The two puzzles apply this principle with their outcomes. If you know of more puzzles that allow for this technique I’m eager to hear about them.
The probability of guessing the color of a black or white skullcap is 0.5. Common sense says that there is no way to change that, and neither solution does: the stooges have one correct guess, and one incorrect guess, while the Marx brothers have six correct guesses, and six incorrect guesses (check the table above).
The key is how the correct and incorrect guesses are organized. Using the Marx brothers’ technique, when they guess wrong they all guess wrong, but when they guess right, only one of them guesses right while the other two sit out. In political terms, the six incorrect answers are “packed” into two unsuccessful outcomes, while the six correct guesses are “cracked” into six successful outcomes.
The same principle applies to the boxes. Taking the simpler example of three prisoners, the average number of boxes a prisoner should expect to have to open to find his name is (1+2+3)/3 = 2.

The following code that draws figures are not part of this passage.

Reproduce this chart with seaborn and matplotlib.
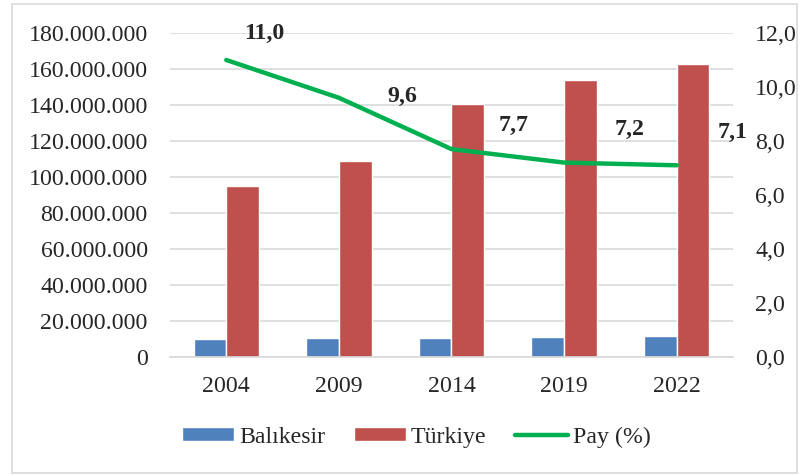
"""
Balıkesir vs Türkiye bar chart with share (%) line on a secondary axis
"""

import matplotlib
matplotlib.use("Agg")
import matplotlib.pyplot as plt
from matplotlib.patches import Rectangle
from matplotlib.ticker import FuncFormatter, MultipleLocator
import numpy as np
import pandas as pd
import seaborn as sns

# Data
years = ["2004", "2009", "2014", "2019", "2022"]
balikesir = [10_200_000, 10_400_000, 10_700_000, 10_900_000, 11_400_000]
turkiye = [94_800_000, 109_000_000, 140_600_000, 153_900_000, 163_000_000]
pay = [11.0, 9.6, 7.7, 7.2, 7.1]
series_names = ["Balıkesir", "Türkiye"]
line_name = "Pay (%)"

# Label offsets (points) to mimic the Excel label placement
label_offsets = [(27, 19), (46, 1), (45, 17), (47, 24), (40, 24)]


def thousands(v, _pos=None):
    return f"{int(round(v)):,}".replace(",", ".")


def one_decimal(v, _pos=None):
    return f"{v:.1f}".replace(".", ",")


def main():
    sns.set_style("white")
    plt.rcParams["font.family"] = ["Liberation Serif", "DejaVu Serif"]
    fs = 17.2

    df = pd.DataFrame({
        "year": years * 2,
        "value": balikesir + turkiye,
        "series": [series_names[0]] * len(years) + [series_names[1]] * len(years),
    })

    fig = plt.figure(figsize=(8.03, 4.76), dpi=100)
    ax = fig.add_axes([0.2117, 0.25, 0.7011, 0.6807])

    sns.barplot(data=df, x="year", y="value", hue="series",
                palette=["#4F81BD", "#C0504D"], width=0.58, gap=0,
                saturation=1, ax=ax, zorder=2)
    handles, labels = ax.get_legend_handles_labels()
    if ax.get_legend() is not None:
        ax.get_legend().remove()

    ax.set_ylim(0, 180_000_000)
    ax.yaxis.set_major_locator(MultipleLocator(20_000_000))
    ax.yaxis.set_major_formatter(FuncFormatter(thousands))
    ax.grid(axis="y", color="#d9d9d9", linewidth=1.2, zorder=0)
    ax.set_axisbelow(True)
    for side in ["top", "right", "left"]:
        ax.spines[side].set_visible(False)
    ax.spines["bottom"].set_color("#d9d9d9")
    ax.spines["bottom"].set_linewidth(1.2)
    ax.tick_params(axis="both", length=0, labelsize=fs)
    ax.tick_params(axis="y", pad=16)
    ax.tick_params(axis="x", pad=14)
    ax.set_xlabel("")
    ax.set_ylabel("")

    # Secondary axis with share line
    ax2 = ax.twinx()
    xpos = np.arange(len(years))
    sns.lineplot(x=xpos, y=pay, color="#00B050", linewidth=3.2,
                 label=line_name, ax=ax2, legend=False)
    ax2.set_ylim(0, 12)
    ax2.yaxis.set_major_locator(MultipleLocator(2))
    ax2.yaxis.set_major_formatter(FuncFormatter(one_decimal))
    ax2.tick_params(axis="y", length=0, labelsize=fs, pad=16)
    for side in ["top", "right", "left", "bottom"]:
        ax2.spines[side].set_visible(False)
    ax2.set_ylabel("")
    ax.set_xlim(-0.5, len(years) - 0.5)

    for x, v, off in zip(xpos, pay, label_offsets):
        ax2.annotate(one_decimal(v), (x, v), xytext=off, textcoords="offset points",
                     ha="center", va="center", fontsize=fs, fontweight="bold")

    h2, l2 = ax2.get_legend_handles_labels()
    fig.legend(handles + h2, labels + l2, loc="center", bbox_to_anchor=(0.518, 0.082),
               ncol=3, frameon=False, fontsize=fs, handlelength=2.2,
               handleheight=0.5, handletextpad=0.2, columnspacing=1.2)

    # Outer chart border
    fig.patches.append(Rectangle((12 / 803, 3 / 476), 785 / 803, 469 / 476,
                                 transform=fig.transFigure, fill=False,
                                 edgecolor="#d9d9d9", linewidth=1.2))

    fig.savefig("out.png", dpi=100)


if __name__ == "__main__":
    main()
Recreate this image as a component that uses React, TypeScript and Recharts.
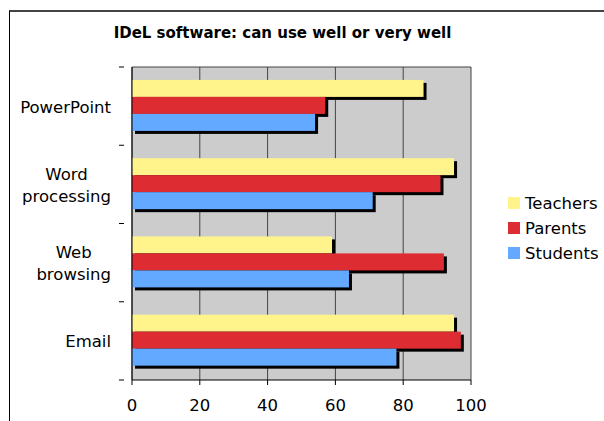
import React from 'react';
import { BarChart, Bar, XAxis, YAxis, CartesianGrid, Legend } from 'recharts';

const categories = ['PowerPoint', 'Word processing', 'Web browsing', 'Email'];
const teachers = [86, 95, 59, 95];
const parents = [57, 91, 92, 97];
const students = [54, 71, 64, 78];
const seriesNames = ['Teachers', 'Parents', 'Students'];
const xTicks = [0, 20, 40, 60, 80, 100];

const data = categories.map((name, i) => ({
  name,
  Teachers: teachers[i],
  Parents: parents[i],
  Students: students[i],
}));

const FONT = '"DejaVu Sans", Verdana, sans-serif';
const LABEL_SIZE = 16.5;

let ctx: CanvasRenderingContext2D | null = null;
const measure = (s: string) => {
  if (!ctx) ctx = document.createElement('canvas').getContext('2d');
  if (!ctx) return s.length * 9;
  ctx.font = `${LABEL_SIZE}px "DejaVu Sans"`;
  return ctx.measureText(s).width;
};

const ShadowBar = (props: any) => {
  const { x, y, width, height, fill } = props;
  if (!width || width <= 0) return null;
  return (
    <g>
      <rect x={x + 3} y={y + 3} width={width} height={height} fill="#000" />
      <rect x={x} y={y} width={width} height={height} fill={fill} />
    </g>
  );
};

// labels right-aligned as a block, lines centred; tick marks sit between categories
const CategoryTick = (props: any) => {
  const { x, y, payload, index } = props;
  const half = payload && payload.offset ? payload.offset : 39;
  const lines = String(payload.value).split(' ');
  const maxW = Math.max(...lines.map(measure));
  const cx = x - 13 - maxW / 2;
  const lh = 21.5;
  return (
    <g>
      <line x1={x - 5} x2={x} y1={y - half} y2={y - half} stroke="#000" />
      {index === categories.length - 1 && (
        <line x1={x - 5} x2={x} y1={y + half} y2={y + half} stroke="#000" />
      )}
      {lines.map((l, i) => (
        <text
          key={i}
          x={cx}
          y={y + 6.5 - ((lines.length - 1) * lh) / 2 + i * lh}
          textAnchor="middle"
          fontSize={LABEL_SIZE}
          fontFamily={FONT}
          fill="#000"
        >
          {l}
        </text>
      ))}
    </g>
  );
};

const LegendContent = (props: any) => {
  const items = [...(props.payload || [])].sort(
    (a: any, b: any) => seriesNames.indexOf(a.value) - seriesNames.indexOf(b.value)
  );
  return (
    <div style={{ fontFamily: FONT, fontSize: LABEL_SIZE }}>
      {items.map((p: any) => (
        <div key={p.value} style={{ display: 'flex', alignItems: 'center', height: 25 }}>
          <span style={{ width: 12, height: 12, background: p.color, marginRight: 5, display: 'inline-block' }} />
          <span style={{ color: '#000' }}>{p.value}</span>
        </div>
      ))}
    </div>
  );
};

export default function App() {
  return (
    <div style={{ position: 'fixed', left: 0, top: 0, width: 604, height: 421, background: '#fff', overflow: 'hidden' }}>
      <div
        style={{
          position: 'absolute',
          left: 9,
          top: 10,
          width: 700,
          height: 500,
          borderTop: '2px solid #444',
          borderLeft: '1px solid #000',
        }}
      />
      <div
        style={{
          position: 'absolute',
          left: 0,
          top: 23.8,
          width: 565,
          textAlign: 'center',
          fontFamily: FONT,
          fontWeight: 'bold',
          fontSize: 15,
          lineHeight: '18px',
          color: '#000',
        }}
      >
        IDeL software: can use well or very well
      </div>
      <div style={{ position: 'absolute', left: 0, top: 0 }}>
        <BarChart
          width={604}
          height={421}
          data={data}
          layout="vertical"
          margin={{ top: 67, right: 33, bottom: 11, left: 22 }}
          barCategoryGap="16.5%"
          barGap={0}
        >
          <CartesianGrid
            fill="#cccccc"
            stroke="#444"
            horizontalCoordinatesGenerator={({ offset }: any) => [offset.top]}
          />
          <XAxis
            type="number"
            domain={[0, 100]}
            ticks={xTicks}
            height={30}
            axisLine={{ stroke: '#000' }}
            tickLine={{ stroke: '#000' }}
            tickSize={5}
            tickMargin={14}
            tick={{ fill: '#000', fontSize: LABEL_SIZE, fontFamily: FONT }}
          />
          <YAxis
            type="category"
            dataKey="name"
            width={110}
            axisLine={{ stroke: '#000' }}
            tickLine={false}
            tick={<CategoryTick />}
          />
          <Legend
            layout="vertical"
            align="right"
            verticalAlign="middle"
            width={100}
            content={<LegendContent />}
            wrapperStyle={{ left: 508, top: 190.5, width: 100 }}
          />
          <Bar dataKey="Teachers" fill="#fff38c" shape={<ShadowBar />} isAnimationActive={false} />
          <Bar dataKey="Parents" fill="#dd2c32" shape={<ShadowBar />} isAnimationActive={false} />
          <Bar dataKey="Students" fill="#63a9ff" shape={<ShadowBar />} isAnimationActive={false} />
        </BarChart>
      </div>
    </div>
  );
}
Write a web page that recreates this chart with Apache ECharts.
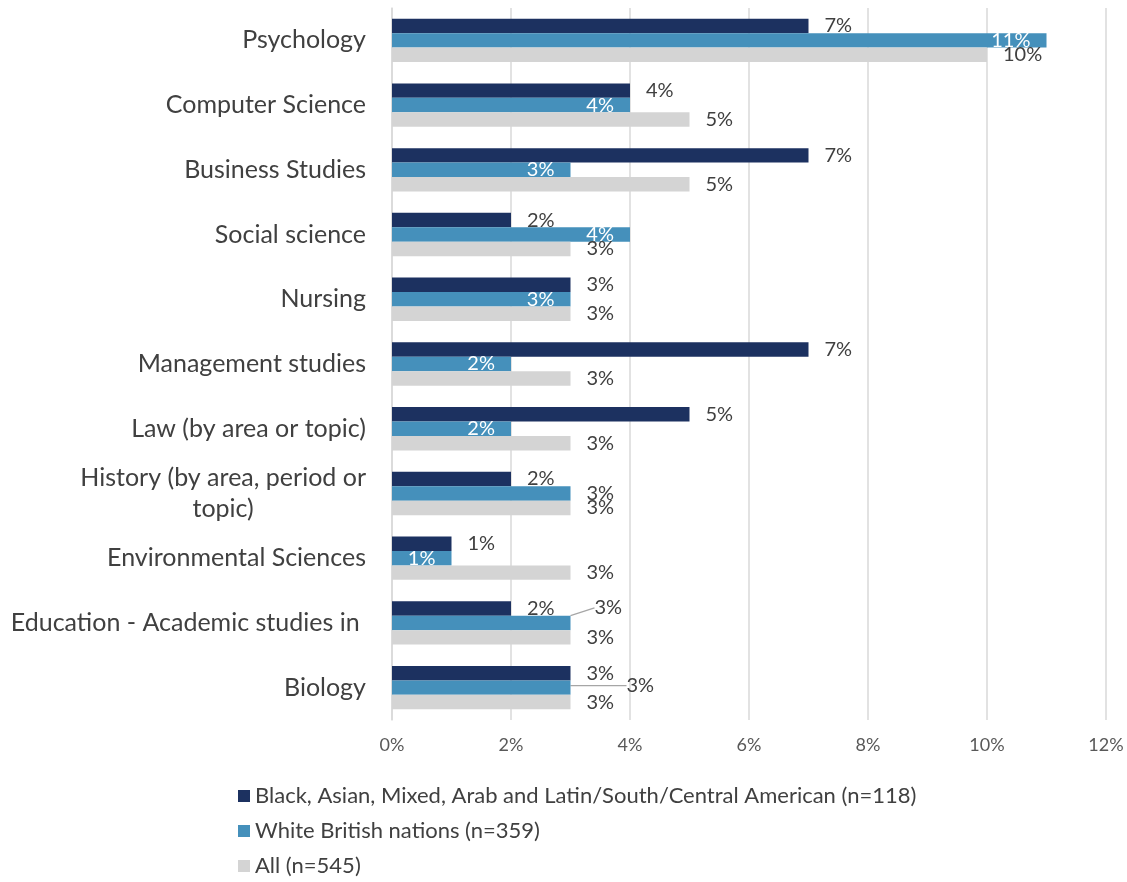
<!DOCTYPE html>
<html>
<head>
<meta charset="utf-8">
<title>Subjects by ethnicity</title>
<script src="https://cdn.jsdelivr.net/npm/echarts@6/dist/echarts.min.js"></script>
<style>
  html, body { margin: 0; padding: 0; background: #fff; }
  #chart { width: 1127px; height: 882px; }
</style>
</head>
<body>
<div id="chart"></div>
<script>
const categories = [
  'Psychology',
  'Computer Science',
  'Business Studies',
  'Social science',
  'Nursing',
  'Management studies',
  'Law (by area or topic)',
  'History (by area, period or topic)',
  'Environmental Sciences',
  'Education - Academic studies in ',
  'Biology'
]
const seriesNames = [
  'Black, Asian, Mixed, Arab and Latin/South/Central American (n=118)',
  'White British nations (n=359)',
  'All (n=545)'
]
const bameValues = [7, 4, 7, 2, 3, 7, 5, 2, 1, 2, 3]
const whiteBritishValues = [11, 4, 3, 4, 3, 2, 2, 3, 1, 3, 3]
const allValues = [10, 5, 5, 3, 3, 3, 3, 3, 3, 3, 3]
const xTicks = [0, 2, 4, 6, 8, 10, 12]

const colors = ['#1c3160', '#4590bb', '#d4d4d4']
const textColor = '#404040'
const fontFamily = 'Lato, "Noto Sans", sans-serif'

const chart = echarts.init(document.getElementById('chart'))

const darkLabel = {
  show: true,
  position: 'right',
  distance: 16,
  color: textColor,
  fontSize: 20,
  fontFamily: fontFamily,
  formatter: '{c}%'
}

const guideLine = { show: true, lineStyle: { color: '#a6a6a6', width: 1.2 } }

// White British labels sit inside the bar end, a few were moved out by hand
const whiteData = whiteBritishValues.map((v, i) => {
  if (i === 7) {
    return { value: v, label: { position: 'right', color: textColor, offset: [2, -2] } }
  }
  if (i === 9 || i === 10) {
    return { value: v, label: { position: 'right', color: textColor }, labelLine: guideLine }
  }
  return v
})

const option = {
  animation: false,
  color: colors,
  textStyle: { fontFamily: fontFamily },
  grid: {
    left: 392,
    right: 21,
    top: 8,
    bottom: 162,
    containLabel: false
  },
  legend: {
    orient: 'vertical',
    left: 238,
    top: 785,
    padding: 0,
    itemWidth: 12,
    itemHeight: 12,
    itemGap: 13,
    icon: 'rect',
    textStyle: { color: textColor, fontSize: 22, lineHeight: 22, fontFamily: fontFamily },
    data: seriesNames
  },
  xAxis: {
    type: 'value',
    min: xTicks[0],
    max: xTicks[xTicks.length - 1],
    interval: 2,
    axisLine: { show: false },
    axisTick: { show: false },
    splitLine: { lineStyle: { color: '#d9d9d9', width: 1.5 } },
    axisLabel: {
      formatter: '{value}%',
      color: '#595959',
      fontSize: 18,
      margin: 16,
      fontFamily: fontFamily
    }
  },
  yAxis: {
    type: 'category',
    inverse: true,
    data: categories,
    axisLine: { show: true, lineStyle: { color: '#d9d9d9', width: 1.5 } },
    axisTick: { show: false },
    axisLabel: {
      margin: 26,
      color: textColor,
      fontSize: 25,
      fontFamily: fontFamily,
      formatter: function (name) {
        if (name.indexOf('History') === 0) {
          return '{c|History (by area, period or}\n{c|topic)}'
        }
        return '{c|' + name + '}'
      },
      rich: {
        c: { align: 'center', fontSize: 25, color: textColor, lineHeight: 31, fontFamily: fontFamily }
      }
    }
  },
  series: [
    {
      name: seriesNames[0],
      type: 'bar',
      data: bameValues,
      barGap: '0%',
      barCategoryGap: '33%',
      label: darkLabel
    },
    {
      name: seriesNames[1],
      type: 'bar',
      data: whiteData,
      label: {
        show: true,
        position: 'insideRight',
        distance: 16,
        color: '#ffffff',
        fontSize: 20,
        fontFamily: fontFamily,
        formatter: '{c}%'
      },
      labelLayout: function (params) {
        if (params.dataIndex === 9) {
          return { dx: 8, dy: -15 }
        }
        if (params.dataIndex === 10) {
          return { dx: 40, dy: -2 }
        }
        return {}
      }
    },
    {
      name: seriesNames[2],
      type: 'bar',
      data: allValues,
      label: darkLabel
    }
  ]
}

chart.setOption(option)
</script>
</body>
</html>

Laying out all the possible arrangements for the stooges would take too much space, since there are 6 different ways the boxes can be laid out, and then 6 different ways each stooge can guess, for a total of 6^4 = 1296 possible arrangements overall. But consider one arrangement of names in the boxes — 1. Larry, 2. Curly, 3. Moe — and the guesses Larry can make:
|First Guess||Second Guess||Third Guess||Note||Number of Guesses to Find His Name|
|1||2||3||He wouldn’t make the second or third guess||1|
|1||3||2||He wouldn’t make the second or third guess||1|
|2||1||3||He wouldn’t make the third guess||2|
|3||1||2||He wouldn’t make the third guess||2|
For the Marx brothers, again if they decide to use 1. Groucho, 2. Chico, 3. Harpo, there are six possibilities for the boxes:
|Groucho||Chico||Harpo||Groucho’s Guesses||Chico Guesses||Harpo Guesses|
So in each puzzle, the probability of success in each individual instance is never changed, but by figuring out a way to pack the failures and crack the successes, the overall success rate can be significantly changed.